Rebecca’s team took the signal seriously. They didn’t pitch a product, they used insight to shape a category play. Sometimes, the sharpest insights come sideways. Backed by consumer insight and built for real use occasions, the result was a bold entry into a new category, and a successful launch across Whole Foods stores.
“We acquired this cracker company, we brought it in house, we made it our own and we used that platform to innovate a cracker specific to Whole Foods needs and consumer insights that delivered on 5 grams of protein per serving, which is unprecedented in the category and really met the consumer needs in terms of taste profiles and format and functionality,” she said. “So it was a big swing heading into an entirely new category based on really one insight from a buyer having a desire that was unmet, but it's really netting in the development of a new brand and a new product line for our company.”
Testing isn’t a gate. It’s a guide.
“Qual at quant scale.” That’s how Mark Lainas, President of CANVAS United, described the future of research.
Today, teams can test creative ideas quickly and deeply, not just in terms of what people think, but how they feel. And that changes what’s possible.
Jinal offered an example from a recent campaign. The team worried that some of the language might alienate more conservative audiences. But rather than dilute the idea, they tested it.

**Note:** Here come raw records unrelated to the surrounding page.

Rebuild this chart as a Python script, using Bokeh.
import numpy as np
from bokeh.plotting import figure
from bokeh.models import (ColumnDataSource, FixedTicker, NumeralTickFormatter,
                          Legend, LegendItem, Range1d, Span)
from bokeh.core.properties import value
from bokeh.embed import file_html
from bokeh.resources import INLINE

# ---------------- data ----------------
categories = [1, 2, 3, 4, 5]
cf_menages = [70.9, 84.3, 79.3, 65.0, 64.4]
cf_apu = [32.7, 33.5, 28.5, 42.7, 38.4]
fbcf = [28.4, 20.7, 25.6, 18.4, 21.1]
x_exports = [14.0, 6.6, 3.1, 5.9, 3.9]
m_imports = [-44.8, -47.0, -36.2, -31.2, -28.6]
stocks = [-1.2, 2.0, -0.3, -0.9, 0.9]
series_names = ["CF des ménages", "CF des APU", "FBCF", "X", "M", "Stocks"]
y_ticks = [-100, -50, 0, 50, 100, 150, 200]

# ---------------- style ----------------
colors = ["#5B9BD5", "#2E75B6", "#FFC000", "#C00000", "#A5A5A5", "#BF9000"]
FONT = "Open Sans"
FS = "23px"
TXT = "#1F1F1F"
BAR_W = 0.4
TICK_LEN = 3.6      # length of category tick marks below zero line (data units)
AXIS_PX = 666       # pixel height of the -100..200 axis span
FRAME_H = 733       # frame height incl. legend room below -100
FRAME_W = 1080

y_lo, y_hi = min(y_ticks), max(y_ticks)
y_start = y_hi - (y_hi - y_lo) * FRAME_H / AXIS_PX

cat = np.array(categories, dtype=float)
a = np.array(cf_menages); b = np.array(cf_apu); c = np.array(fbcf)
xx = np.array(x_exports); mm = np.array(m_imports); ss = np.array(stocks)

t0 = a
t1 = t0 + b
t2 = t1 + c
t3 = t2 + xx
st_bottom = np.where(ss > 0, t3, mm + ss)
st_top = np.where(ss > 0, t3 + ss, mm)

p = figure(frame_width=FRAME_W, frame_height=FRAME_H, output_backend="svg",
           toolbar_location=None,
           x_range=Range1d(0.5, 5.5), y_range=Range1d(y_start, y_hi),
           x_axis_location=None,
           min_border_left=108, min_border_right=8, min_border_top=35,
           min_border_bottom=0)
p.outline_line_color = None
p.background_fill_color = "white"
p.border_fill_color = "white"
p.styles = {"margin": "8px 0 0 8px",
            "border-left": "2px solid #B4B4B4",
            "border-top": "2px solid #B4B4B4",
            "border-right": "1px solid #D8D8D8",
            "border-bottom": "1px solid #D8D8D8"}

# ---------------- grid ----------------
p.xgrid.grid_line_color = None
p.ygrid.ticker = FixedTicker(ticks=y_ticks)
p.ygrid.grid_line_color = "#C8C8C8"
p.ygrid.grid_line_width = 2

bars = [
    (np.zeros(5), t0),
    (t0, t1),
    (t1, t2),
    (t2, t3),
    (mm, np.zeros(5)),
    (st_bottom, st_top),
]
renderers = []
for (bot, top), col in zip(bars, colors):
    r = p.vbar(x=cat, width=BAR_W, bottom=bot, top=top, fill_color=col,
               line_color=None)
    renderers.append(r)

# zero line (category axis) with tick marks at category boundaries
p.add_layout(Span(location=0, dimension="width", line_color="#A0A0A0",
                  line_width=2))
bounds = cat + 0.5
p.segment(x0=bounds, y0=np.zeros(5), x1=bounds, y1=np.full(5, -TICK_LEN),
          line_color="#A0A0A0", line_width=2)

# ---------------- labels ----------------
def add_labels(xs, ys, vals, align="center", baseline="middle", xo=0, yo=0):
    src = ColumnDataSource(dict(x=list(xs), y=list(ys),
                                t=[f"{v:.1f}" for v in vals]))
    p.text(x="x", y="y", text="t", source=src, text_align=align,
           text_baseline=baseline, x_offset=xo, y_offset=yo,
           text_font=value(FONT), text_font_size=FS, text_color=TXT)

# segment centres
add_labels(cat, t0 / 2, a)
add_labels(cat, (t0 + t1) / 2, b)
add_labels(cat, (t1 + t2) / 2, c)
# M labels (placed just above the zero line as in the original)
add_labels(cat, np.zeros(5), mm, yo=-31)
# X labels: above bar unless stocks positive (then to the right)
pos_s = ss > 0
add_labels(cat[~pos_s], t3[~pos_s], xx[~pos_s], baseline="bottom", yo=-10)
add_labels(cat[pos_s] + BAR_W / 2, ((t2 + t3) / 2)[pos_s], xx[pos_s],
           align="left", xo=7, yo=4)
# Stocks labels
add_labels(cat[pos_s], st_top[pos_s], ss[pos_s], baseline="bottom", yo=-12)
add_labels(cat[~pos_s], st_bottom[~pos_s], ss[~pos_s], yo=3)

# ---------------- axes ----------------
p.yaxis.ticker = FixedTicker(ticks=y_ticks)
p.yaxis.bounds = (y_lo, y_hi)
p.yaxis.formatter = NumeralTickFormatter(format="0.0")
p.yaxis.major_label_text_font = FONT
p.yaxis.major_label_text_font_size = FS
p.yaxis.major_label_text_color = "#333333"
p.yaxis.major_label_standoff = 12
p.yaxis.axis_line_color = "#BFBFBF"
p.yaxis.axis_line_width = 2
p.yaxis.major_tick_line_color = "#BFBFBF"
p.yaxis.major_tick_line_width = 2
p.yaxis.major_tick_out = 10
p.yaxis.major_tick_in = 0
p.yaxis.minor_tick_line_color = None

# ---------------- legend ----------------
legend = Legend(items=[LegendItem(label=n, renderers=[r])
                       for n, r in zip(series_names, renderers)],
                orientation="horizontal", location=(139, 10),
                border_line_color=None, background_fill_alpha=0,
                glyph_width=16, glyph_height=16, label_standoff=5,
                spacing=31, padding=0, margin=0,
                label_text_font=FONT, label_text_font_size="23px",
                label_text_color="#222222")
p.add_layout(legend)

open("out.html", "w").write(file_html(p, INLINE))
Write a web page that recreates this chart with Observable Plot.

Fast, but rigorously.
“We thought the line might be offensive to certain political or religious groups,” Jinal said. “But it turned out to be well received, even by the ones we thought would take issue with it. We needed the results to be airtight. And now, if the board quizzes me on it, I’ve got the evidence.”
The takeaway wasn’t that all work needs testing. It’s that good testing creates confidence, not caution. It doesn’t just help ideas survive scrutiny — it makes them stronger under pressure.


Risk appetite is cultural.
“Risk appetite is absolutely different in different markets. And New Zealand in particular — similar to Tasmania… you can take more risks, capital R risks, because there’s more places to hide…”
Rachel made the point clearly, but it surfaced again and again across the panel. Creative risk isn’t universal. It shifts based on location, category, culture, and even job title.
Knowing when to push means knowing who you’re pushing, and what they’re holding. Timing, politics, and geography all shape what gets through.
And yet, that’s not an excuse for compromise. The work still needs to land. It just means strategy has to flex harder.
The best creative systems are built to hold tension, global vision, local nuance. Big ambition, small-scale validation. It’s not easy. But it’s necessary.
The real risk isn’t a bold idea that flops. It’s the one that never gets made.
That was the quiet throughline of the event. The product that got stuck in bureaucracy. The campaign that stalled in a boardroom. The concept that almost made it but lost steam.
No one talked about recklessness. The failures that came up weren’t about moving too fast. They were about hesitating too long.
Because in a landscape defined by uncertainty, playing it safe is no longer the safer option.
With huge thanks to the four brilliant speakers who shaped our New York edition of Exhibition of Insights: Jinal Shah, Rebecca Morgan, Rachel Pool, and Mark Lainas.
Their stories, strategies, and sharp takes, from personal bets to creative swings, brought real candour to the conversation.
While we’ve only highlighted a few key themes, their insights are woven throughout. And they’ll continue to shape how we think about risk, research, and building braver work together.